Em artigos com múltiplas autorias, é absolutamente normal — e esperado — que nenhum dos autores lembre exatamente o que escreveu, ou mesmo reconheça passagens específicas como “suas”. Se a falta de memória literal e a baixa sensação subjetiva de autoria fossem indicadores de déficit cognitivo, então a ciência moderna inteira estaria em colapso mental.
O que sustenta um artigo científico não é a memória de quem o escreveu, mas:
a rastreabilidade dos argumentos,
a clareza metodológica,
a possibilidade de reconstrução por terceiros.
Esses estudos, ao focarem em tarefas artificiais de escrita individual, sobre temas genéricos e sem aposta intelectual real, acabam avaliando algo que pouco se parece com a escrita científica ou intelectual no mundo real.
4. ChatGPT e o falso problema da delegação
Nada disso implica negar que o uso acrítico de IA possa ser problemático. Delegar tudo — pensamento, estrutura, decisão conceitual — é obviamente empobrecedor. Mas isso é um problema de uso, não de ferramenta.

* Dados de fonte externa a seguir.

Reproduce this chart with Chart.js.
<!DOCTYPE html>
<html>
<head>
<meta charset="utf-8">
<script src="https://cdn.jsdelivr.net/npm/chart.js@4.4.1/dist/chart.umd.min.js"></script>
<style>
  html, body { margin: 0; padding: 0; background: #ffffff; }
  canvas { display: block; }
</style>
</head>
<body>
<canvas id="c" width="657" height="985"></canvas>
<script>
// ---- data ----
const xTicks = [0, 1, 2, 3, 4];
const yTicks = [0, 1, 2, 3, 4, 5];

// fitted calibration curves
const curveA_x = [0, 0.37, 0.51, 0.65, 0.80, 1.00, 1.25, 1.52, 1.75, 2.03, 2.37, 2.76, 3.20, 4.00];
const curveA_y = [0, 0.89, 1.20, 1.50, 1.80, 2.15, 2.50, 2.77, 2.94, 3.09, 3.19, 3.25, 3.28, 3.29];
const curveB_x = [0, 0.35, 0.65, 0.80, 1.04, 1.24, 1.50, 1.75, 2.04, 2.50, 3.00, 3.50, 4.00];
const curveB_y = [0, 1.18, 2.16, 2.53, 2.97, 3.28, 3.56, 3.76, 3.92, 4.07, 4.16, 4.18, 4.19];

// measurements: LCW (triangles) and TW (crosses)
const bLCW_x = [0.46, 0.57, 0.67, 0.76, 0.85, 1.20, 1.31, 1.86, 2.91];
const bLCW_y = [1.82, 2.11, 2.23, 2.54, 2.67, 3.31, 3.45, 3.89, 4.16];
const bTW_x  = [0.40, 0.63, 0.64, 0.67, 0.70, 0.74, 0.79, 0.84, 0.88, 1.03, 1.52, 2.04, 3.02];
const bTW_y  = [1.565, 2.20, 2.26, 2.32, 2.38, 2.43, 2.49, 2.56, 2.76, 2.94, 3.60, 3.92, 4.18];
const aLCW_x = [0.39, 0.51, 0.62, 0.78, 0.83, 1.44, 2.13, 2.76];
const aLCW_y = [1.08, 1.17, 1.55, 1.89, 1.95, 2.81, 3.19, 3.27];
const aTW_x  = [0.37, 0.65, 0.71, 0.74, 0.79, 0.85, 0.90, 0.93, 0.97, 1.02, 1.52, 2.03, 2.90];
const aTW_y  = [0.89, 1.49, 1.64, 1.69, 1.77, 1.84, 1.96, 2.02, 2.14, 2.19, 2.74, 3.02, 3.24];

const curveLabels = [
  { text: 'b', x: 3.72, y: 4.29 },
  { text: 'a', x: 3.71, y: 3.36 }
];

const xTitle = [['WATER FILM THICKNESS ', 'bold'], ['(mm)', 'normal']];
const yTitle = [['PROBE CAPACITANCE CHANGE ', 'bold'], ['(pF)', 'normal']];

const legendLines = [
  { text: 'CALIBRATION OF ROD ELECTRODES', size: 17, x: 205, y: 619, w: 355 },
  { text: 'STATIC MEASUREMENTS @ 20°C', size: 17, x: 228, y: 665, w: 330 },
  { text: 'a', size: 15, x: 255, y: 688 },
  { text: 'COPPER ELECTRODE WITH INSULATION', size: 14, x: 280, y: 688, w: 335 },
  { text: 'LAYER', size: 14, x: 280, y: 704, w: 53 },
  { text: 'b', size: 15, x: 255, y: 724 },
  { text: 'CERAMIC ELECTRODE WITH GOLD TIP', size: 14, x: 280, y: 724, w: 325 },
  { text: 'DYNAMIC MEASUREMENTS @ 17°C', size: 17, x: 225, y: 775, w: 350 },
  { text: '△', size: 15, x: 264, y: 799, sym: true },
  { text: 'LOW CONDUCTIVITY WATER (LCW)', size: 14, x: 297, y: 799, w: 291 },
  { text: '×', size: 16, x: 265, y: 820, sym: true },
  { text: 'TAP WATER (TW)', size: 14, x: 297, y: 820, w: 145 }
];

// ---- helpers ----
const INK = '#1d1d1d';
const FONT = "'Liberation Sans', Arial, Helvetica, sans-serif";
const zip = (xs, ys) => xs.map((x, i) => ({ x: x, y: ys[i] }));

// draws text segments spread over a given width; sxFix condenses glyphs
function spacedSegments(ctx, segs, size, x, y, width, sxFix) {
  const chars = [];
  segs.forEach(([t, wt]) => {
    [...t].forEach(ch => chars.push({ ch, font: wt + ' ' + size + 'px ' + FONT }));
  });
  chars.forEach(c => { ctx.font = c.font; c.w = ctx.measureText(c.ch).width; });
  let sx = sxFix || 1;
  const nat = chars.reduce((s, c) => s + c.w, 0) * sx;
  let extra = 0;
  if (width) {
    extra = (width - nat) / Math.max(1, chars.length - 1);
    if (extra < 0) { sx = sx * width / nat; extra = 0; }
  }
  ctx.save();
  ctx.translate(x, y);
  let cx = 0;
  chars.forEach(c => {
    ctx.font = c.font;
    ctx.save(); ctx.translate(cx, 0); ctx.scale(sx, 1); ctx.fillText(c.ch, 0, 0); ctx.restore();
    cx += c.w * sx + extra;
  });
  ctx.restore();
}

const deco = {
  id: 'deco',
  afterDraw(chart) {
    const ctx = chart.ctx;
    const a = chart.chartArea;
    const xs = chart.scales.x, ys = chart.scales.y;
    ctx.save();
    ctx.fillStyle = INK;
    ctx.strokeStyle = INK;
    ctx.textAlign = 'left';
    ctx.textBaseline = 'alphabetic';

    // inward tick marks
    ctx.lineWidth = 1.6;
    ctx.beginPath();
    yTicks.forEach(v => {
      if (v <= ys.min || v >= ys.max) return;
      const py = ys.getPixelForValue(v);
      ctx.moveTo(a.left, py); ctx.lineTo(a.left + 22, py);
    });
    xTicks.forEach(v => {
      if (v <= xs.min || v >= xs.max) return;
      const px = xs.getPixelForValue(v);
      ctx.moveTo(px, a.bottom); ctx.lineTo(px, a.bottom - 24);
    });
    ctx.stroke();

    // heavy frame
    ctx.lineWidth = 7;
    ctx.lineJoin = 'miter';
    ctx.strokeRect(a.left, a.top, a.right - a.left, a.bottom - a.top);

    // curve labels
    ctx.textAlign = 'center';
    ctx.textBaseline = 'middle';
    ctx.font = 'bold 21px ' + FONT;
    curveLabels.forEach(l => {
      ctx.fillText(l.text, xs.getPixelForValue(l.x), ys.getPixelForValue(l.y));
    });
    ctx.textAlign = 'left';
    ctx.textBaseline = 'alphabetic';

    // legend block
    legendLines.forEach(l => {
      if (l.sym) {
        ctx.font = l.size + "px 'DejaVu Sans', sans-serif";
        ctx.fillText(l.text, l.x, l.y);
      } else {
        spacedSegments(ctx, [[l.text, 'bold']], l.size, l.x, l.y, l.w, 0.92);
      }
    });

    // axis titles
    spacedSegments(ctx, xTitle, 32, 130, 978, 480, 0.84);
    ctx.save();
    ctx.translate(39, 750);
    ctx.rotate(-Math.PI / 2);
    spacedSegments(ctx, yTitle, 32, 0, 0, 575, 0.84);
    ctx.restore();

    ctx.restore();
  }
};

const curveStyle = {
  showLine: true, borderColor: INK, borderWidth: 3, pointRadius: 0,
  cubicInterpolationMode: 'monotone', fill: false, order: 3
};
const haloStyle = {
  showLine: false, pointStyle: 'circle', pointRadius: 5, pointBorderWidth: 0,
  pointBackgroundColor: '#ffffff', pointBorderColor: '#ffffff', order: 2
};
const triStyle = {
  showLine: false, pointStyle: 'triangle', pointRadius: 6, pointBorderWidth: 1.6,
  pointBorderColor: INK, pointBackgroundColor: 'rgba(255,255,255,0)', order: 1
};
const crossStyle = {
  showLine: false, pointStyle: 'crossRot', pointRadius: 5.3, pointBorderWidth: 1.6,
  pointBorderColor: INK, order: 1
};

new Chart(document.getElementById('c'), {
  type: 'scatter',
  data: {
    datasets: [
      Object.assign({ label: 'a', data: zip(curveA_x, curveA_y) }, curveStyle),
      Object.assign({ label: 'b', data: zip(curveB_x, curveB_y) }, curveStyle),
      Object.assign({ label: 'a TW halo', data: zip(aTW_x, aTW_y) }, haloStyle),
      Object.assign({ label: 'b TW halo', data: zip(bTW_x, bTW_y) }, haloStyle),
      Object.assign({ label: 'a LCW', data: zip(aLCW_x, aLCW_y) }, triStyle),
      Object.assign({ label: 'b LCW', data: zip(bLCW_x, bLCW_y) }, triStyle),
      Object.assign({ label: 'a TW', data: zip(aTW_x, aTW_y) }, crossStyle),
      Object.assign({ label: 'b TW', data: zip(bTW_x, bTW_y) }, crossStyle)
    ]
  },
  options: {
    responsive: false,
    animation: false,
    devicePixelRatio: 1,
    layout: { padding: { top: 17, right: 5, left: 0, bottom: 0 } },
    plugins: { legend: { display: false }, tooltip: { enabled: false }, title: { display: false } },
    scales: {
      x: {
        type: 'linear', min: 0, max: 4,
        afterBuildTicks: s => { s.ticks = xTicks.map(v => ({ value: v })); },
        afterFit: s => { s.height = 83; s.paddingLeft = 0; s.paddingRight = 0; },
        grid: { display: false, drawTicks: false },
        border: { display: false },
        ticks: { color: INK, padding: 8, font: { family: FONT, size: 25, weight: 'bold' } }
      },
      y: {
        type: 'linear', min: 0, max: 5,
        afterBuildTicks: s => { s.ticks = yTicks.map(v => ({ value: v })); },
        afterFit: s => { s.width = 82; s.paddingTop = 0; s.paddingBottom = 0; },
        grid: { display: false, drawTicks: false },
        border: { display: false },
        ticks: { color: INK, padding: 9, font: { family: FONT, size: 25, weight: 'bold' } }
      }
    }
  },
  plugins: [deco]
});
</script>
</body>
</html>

Delegar a execução linguística, a linearização do texto ou a variação estilística não equivale a delegar pensamento. Na prática acadêmica, isso sempre foi feito: por editores, revisores, coautores, tradutores. A IA apenas torna esse processo mais visível — e mais rápido.
O erro desses estudos é não distinguir entre delegar a escrita e delegar a responsabilidade epistêmica. Essa distinção não é opcional; ela é central.
Conclusão: o esquecimento como sinal de maturidade intelectual
O verdadeiro problema desses estudos não é metodológico apenas; é conceitual. Eles partem de uma visão romântica e escolar da escrita, na qual pensar, escrever, lembrar e sentir autoria seriam uma única coisa. Essa visão não descreve como o conhecimento adulto é produzido.
Esquecer o texto, perder-se nele, não reconhecê-lo como “seu” — tudo isso pode ser não apenas normal, mas desejável. Em muitos casos, é sinal de que o texto superou o autor.
Ao tratar esses fenômenos como déficits, esses estudos não revelam um risco cognitivo da IA. Revelam, isso sim, uma nostalgia mal disfarçada por uma forma de pensar que nunca foi compatível com a prática intelectual madura.
Se há algo a temer, não é o esquecimento.É a incapacidade de reconstruir, criticar e sustentar o que se escreve.
E isso, curiosamente, esses estudos não medem.